TO DO: Every line that contains the word "this" should be copied out.

>> start

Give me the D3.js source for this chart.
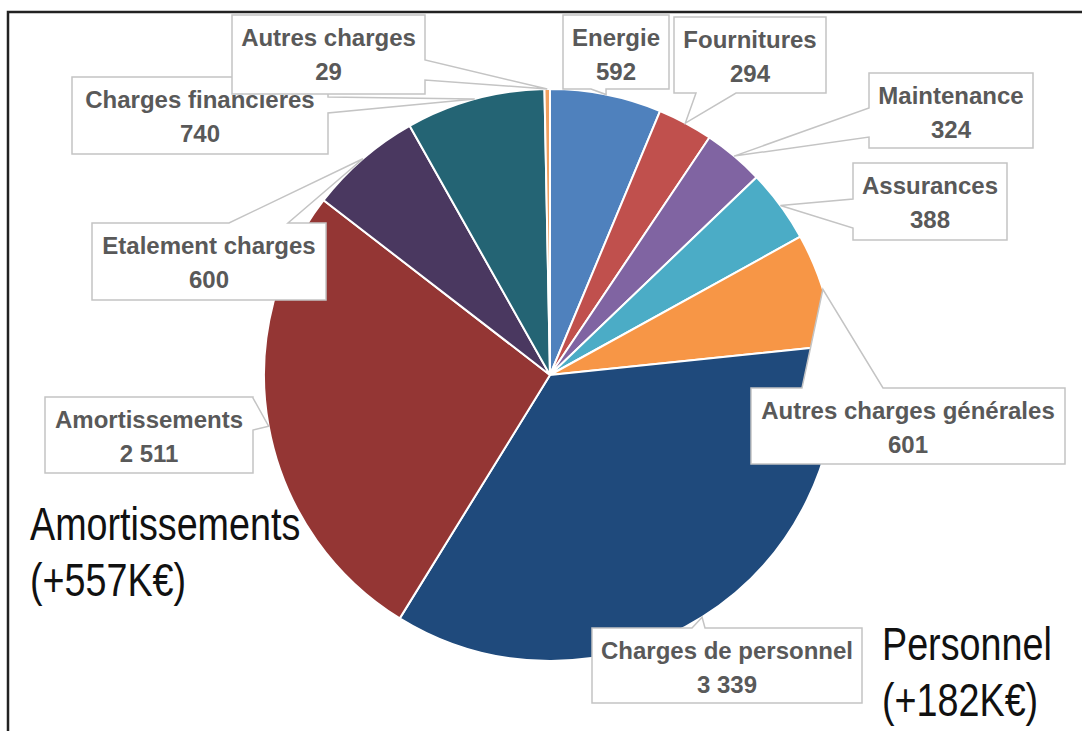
<!DOCTYPE html>
<html>
<head>
<meta charset="utf-8">
<script src="https://cdn.jsdelivr.net/npm/d3@7"></script>
<style>
  body { margin: 0; background: #fff; }
  svg { display: block; }
</style>
</head>
<body>
<svg id="chart" width="1082" height="731"></svg>
<script>
// Slices, clockwise from 12 o'clock
var categories = ["Energie", "Fournitures", "Maintenance", "Assurances", "Autres charges générales",
                  "Charges de personnel", "Amortissements", "Etalement charges", "Charges financières", "Autres charges"];
var values = [592, 294, 324, 388, 601, 3339, 2511, 600, 740, 29];
var sliceColors = ["#4f81bd", "#c0504d", "#8064a2", "#4bacc6", "#f79646",
                   "#1f4a7c", "#943634", "#4a3860", "#246474", "#f0a060"];

// Big side notes
var notes = [["Amortissements", "(+557K€)"], ["Personnel", "(+182K€)"]];

// Callout boxes (layout only): x, y, w, h, side of the wedge, wedge base offsets along that side
var boxLayout = [
    [563, 15, 106, 74, "bottom", 28, 43],
    [674, 17, 152, 76, "bottom", 22, 62],
    [869, 73, 164, 75, "left", 35, 64],
    [853, 163, 154, 77, "left", 36, 65],
    [751, 388, 314, 76, "top", 51, 132],
    [592, 628, 270, 75, "top", 100, 113],
    [45, 397, 208, 76, "right", 1, 33],
    [92, 223, 234, 77, "top", 137, 196],
    [72, 77, 256, 77, "right", 20, 36],
    [232, 15, 193, 79, "right", 45, 65]
];
var noteLayout = [[30, 540], [882, 660]];

var svg = d3.select("#chart");
var cx = 550, cy = 375, radius = 286;

// frame (right and bottom edges run off the picture)
svg.append("rect")
    .attr("x", 8).attr("y", 12)
    .attr("width", 1120).attr("height", 800)
    .style("fill", "none").style("stroke", "#222").style("stroke-width", 2.5);

var pie = d3.pie().sort(null).value(function(d) { return d; });
var arcs = pie(values);
var arc = d3.arc().innerRadius(0).outerRadius(radius);
var rim = d3.arc().innerRadius(radius).outerRadius(radius);

var g = svg.append("g").attr("transform", "translate(" + cx + "," + cy + ")");
g.selectAll("path.slice")
    .data(arcs)
    .enter().append("path")
    .attr("class", "slice")
    .attr("d", arc)
    .style("fill", function(d, i) { return sliceColors[i]; })
    .style("stroke", "#fff")
    .style("stroke-width", 2);

var fmt = function(v) { return d3.format(",")(v).replace(/,/g, " "); };

// callout shape: rectangle with a wedge pointing to the slice
function calloutPath(b, tip) {
    var x = b[0], y = b[1], w = b[2], h = b[3], side = b[4], a = b[5], e = b[6];
    var p = d3.path();
    p.moveTo(x, y);
    if (side == "top") { p.lineTo(x + a, y); p.lineTo(tip[0], tip[1]); p.lineTo(x + e, y); }
    p.lineTo(x + w, y);
    if (side == "right") { p.lineTo(x + w, y + a); p.lineTo(tip[0], tip[1]); p.lineTo(x + w, y + e); }
    p.lineTo(x + w, y + h);
    if (side == "bottom") { p.lineTo(x + e, y + h); p.lineTo(tip[0], tip[1]); p.lineTo(x + a, y + h); }
    p.lineTo(x, y + h);
    if (side == "left") { p.lineTo(x, y + e); p.lineTo(tip[0], tip[1]); p.lineTo(x, y + a); }
    p.closePath();
    return p.toString();
}

var labels = svg.selectAll("g.callout")
    .data(arcs)
    .enter().append("g")
    .attr("class", "callout");

labels.append("path")
    .attr("d", function(d, i) {
        var c = rim.centroid(d);
        return calloutPath(boxLayout[i], [c[0] + cx, c[1] + cy]);
    })
    .style("fill", "#fff")
    .style("stroke", "#c4c4c4")
    .style("stroke-width", 1.5)
    .style("stroke-linejoin", "miter");

var txt = labels.append("text")
    .attr("text-anchor", "middle")
    .style("font-family", "'Liberation Sans', Arial, sans-serif")
    .style("font-weight", "bold")
    .style("font-size", "24px")
    .style("fill", "#595959");
txt.append("tspan")
    .attr("x", function(d, i) { return boxLayout[i][0] + boxLayout[i][2] / 2; })
    .attr("y", function(d, i) { return boxLayout[i][1] + 31; })
    .text(function(d, i) { return categories[i]; });
txt.append("tspan")
    .attr("x", function(d, i) { return boxLayout[i][0] + boxLayout[i][2] / 2; })
    .attr("y", function(d, i) { return boxLayout[i][1] + 65; })
    .text(function(d) { return fmt(d.value); });

// side notes in narrow font
var noteText = svg.selectAll("text.note")
    .data(notes)
    .enter().append("text")
    .attr("class", "note")
    .style("font-family", "'Liberation Sans Narrow', 'Arial Narrow', sans-serif")
    .style("font-size", "46px")
    .style("fill", "#111");
noteText.selectAll("tspan")
    .data(function(d, i) { return d.map(function(s) { return [s, i]; }); })
    .enter().append("tspan")
    .attr("x", function(d) { return noteLayout[d[1]][0]; })
    .attr("y", function(d, j) { return noteLayout[d[1]][1] + j * 56; })
    .text(function(d) { return d[0]; });

// if the narrow face is missing, squeeze the regular one
var probe = noteText.select("tspan").node().getComputedTextLength();
if (probe > 290) {
    noteText.each(function(d, i) {
        var x0 = noteLayout[i][0];
        d3.select(this).attr("transform", "translate(" + x0 + ",0) scale(0.82,1) translate(" + (-x0) + ",0)");
    });
}
</script>
</body>
</html>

>> end

WRITTEN SOLUTION:
Give me the D3.js source for this chart.
        d3.select(this).attr("transform", "translate(" + x0 + ",0) scale(0.82,1) translate(" + (-x0) + ",0)");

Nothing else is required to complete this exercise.